The law was presented by Gene Amdahl in 1967. Amdahl’s paper focuses on the potential speedup that can be expected by using multiple processors. The law can be generalized to assess other areas of performance as well. For example, we can asses improvements in floating point performance, memory, etc.
The first step in Amdahl’s Law is the categorization of code in a program as inherently serial and infinitely parallelizable. Let us say the fraction of the code which can be parallelized is f and the fraction of serial code is s. The formula for the serial code is \(s=1−f\), since \(s + f = 1\).
The main idea behind Amdahl’s Law is that as the number of processors increases, the time taken for executing f shrinks and becomes insignificant. After this point, the serial portion of the code starts to dominate execution times. Any further increase in the number of processors does not bring noticeable benefits.

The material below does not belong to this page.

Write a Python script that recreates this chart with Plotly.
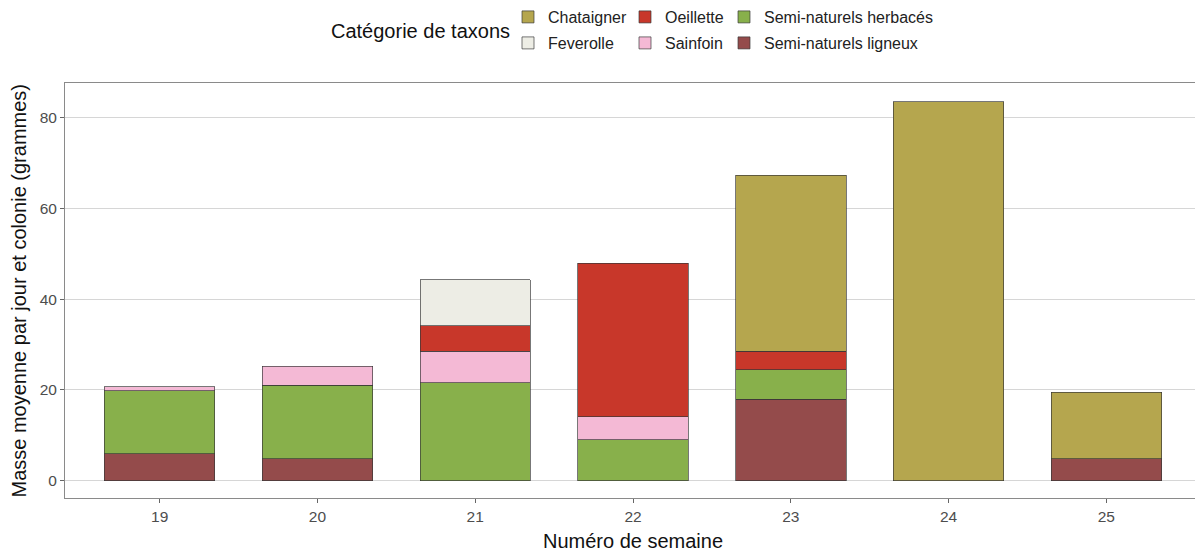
import plotly.graph_objects as go

weeks = [19, 20, 21, 22, 23, 24, 25]

# Stack order, bottom to top
series_names = ["Semi-naturels ligneux", "Semi-naturels herbacés", "Sainfoin",
                "Oeillette", "Feverolle", "Chataigner"]

ligneux   = [5.9, 4.8, None, None, 18.0, None, 4.8]
herbaces  = [13.9, 16.2, 21.6, 9.0, 6.5, None, None]
sainfoin  = [0.9, 4.2, 6.9, 5.1, None, None, None]
oeillette = [None, None, 5.6, 33.8, 4.0, None, None]
feverolle = [None, None, 10.2, None, None, None, None]
chataign  = [None, None, None, None, 38.8, 83.5, 14.7]

values = [ligneux, herbaces, sainfoin, oeillette, feverolle, chataign]
colors = ["#944B4B", "#88B04B", "#F4B9D5", "#C8372A", "#EDEDE5", "#B5A64E"]

y_ticks = [0, 20, 40, 60, 80]

# Legend placement (page px): text start x, row centre y
legend_pos = {
    "Chataigner": (549, 17),
    "Feverolle": (549, 43),
    "Oeillette": (666, 17),
    "Sainfoin": (666, 43),
    "Semi-naturels herbacés": (765, 17),
    "Semi-naturels ligneux": (765, 43),
}

OFF = 8  # page body margin
W, H = 1203 - OFF, 552 - OFF
# plot area in page px: x 65..1201, y 83..498
ML, MR, MT, MB = 65 - OFF, W - (1201 - OFF), 83 - OFF, H - (498 - OFF)
PW, PH = W - ML - MR, H - MT - MB
FONT = "Liberation Sans, Arial, Helvetica, sans-serif"

fig = go.Figure()
layout_legends = {}
for i, (name, vals, col) in enumerate(zip(series_names, values, colors)):
    key = "legend" if i == 0 else f"legend{i+1}"
    fig.add_trace(go.Bar(
        x=weeks, y=vals, name=name, width=0.7,
        marker=dict(color=col, line=dict(color="rgba(55,55,55,0.85)", width=0.8)),
        legend=key,
    ))
    tx, ty = legend_pos[name]
    layout_legends[key] = dict(
        xref="container", yref="container",
        x=(tx - OFF - 41) / W, y=1 - (ty - OFF) / H, xanchor="left", yanchor="middle",
        bgcolor="rgba(0,0,0,0)", borderwidth=0,
        font=dict(family=FONT, size=16, color="#222"),
    )

fig.update_layout(
    width=W, height=H,
    barmode="stack",
    plot_bgcolor="white", paper_bgcolor="white",
    margin=dict(l=ML, r=MR, t=MT, b=MB, autoexpand=False),
    font=dict(family=FONT, color="#222"),
    showlegend=True,
    **layout_legends,
)

fig.update_xaxes(
    range=[18.4, 25.6], tickmode="array", tickvals=weeks,
    ticktext=[str(w) for w in weeks],
    showgrid=False, zeroline=False,
    showline=True, linecolor="#8a8a8a", linewidth=1, mirror=True,
    ticks="outside", ticklen=4, tickcolor="#666",
    tickfont=dict(size=15.5, color="#4d4d4d"),
    title=dict(text="Numéro de semaine", font=dict(size=20, color="#111")),
)
fig.update_yaxes(
    range=[-3.8, 87.6], tickmode="array", tickvals=y_ticks,
    showgrid=True, gridcolor="#d6d6d6", gridwidth=1, zeroline=False,
    showline=True, linecolor="#8a8a8a", linewidth=1, mirror=True,
    ticks="outside", ticklen=4, tickcolor="#666",
    tickfont=dict(size=15.5, color="#4d4d4d"),
)

# y-axis title (page x centre ~18)
fig.add_annotation(
    text="Masse moyenne par jour et colonie (grammes)", textangle=-90,
    xref="paper", yref="paper", x=(18 - 65) / PW, y=0.5,
    xanchor="center", yanchor="middle", showarrow=False,
    font=dict(size=20, color="#111"),
)

fig.add_annotation(
    text="Catégorie de taxons", xref="paper", yref="paper",
    x=(420 - 65) / PW, y=(498 - 31) / PH, xanchor="center", yanchor="middle",
    showarrow=False, font=dict(size=20, color="#111"),
)

fig.write_html("out.html")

This limitation would not be an issue if we were looking for only small improvements in performance. But we often look at parallel processing as the magic bullet for processor performance. Let us look at an example. Assume that 75% of the execution time in a program is parallelizable; so the serial execution time is 25%. In this example, no matter how many processors we use, we cannot get more than a 4 times performance boost. The performance improvement hits a limit a lot quicker than most people imagine.
Formula
Let us look at the formula for calculating speedup. The speedup that can be expected from parallelism can be calculated as follows:-
$$\frac{Execution \: time \: on \: a \: single \: processor}{Execution \: time \: on \: multiple \: processors}$$It can also be calculated using:-
$$\frac{Performance \: after \: enhancement}{Performance \: before \: enhancement}$$The following expansion of the first formula is quite popular:-
$$ \begin{align*} Speedup &= \frac{T}{T(1-f)+\frac{Tf}{N}}\\ & = \frac{1}{(1-f)+\frac{f}{N}} \end{align*}$$Where T is the execution time on a single processor, f is the fraction of code which can be parallelized and N is the number of processors. Here \(T(1-f)\) refers to the execution time of serial code. It does not change depending on the number of processors. While \(\frac{Tf}{N}\) referes to the execution time of the parallel portion of the code; hence the division by N.
The last equation clearly shows that as N becomes large the term \(\frac{f}{N}\) becomes immaterial. After that point speedup flattens out.
Graphical Representation
The following graph should give a clearer picture of the limits of speedup for various values of f.
With f at 1, we get a perfect speedup. The speedup is quite impressive for f = .95 as well.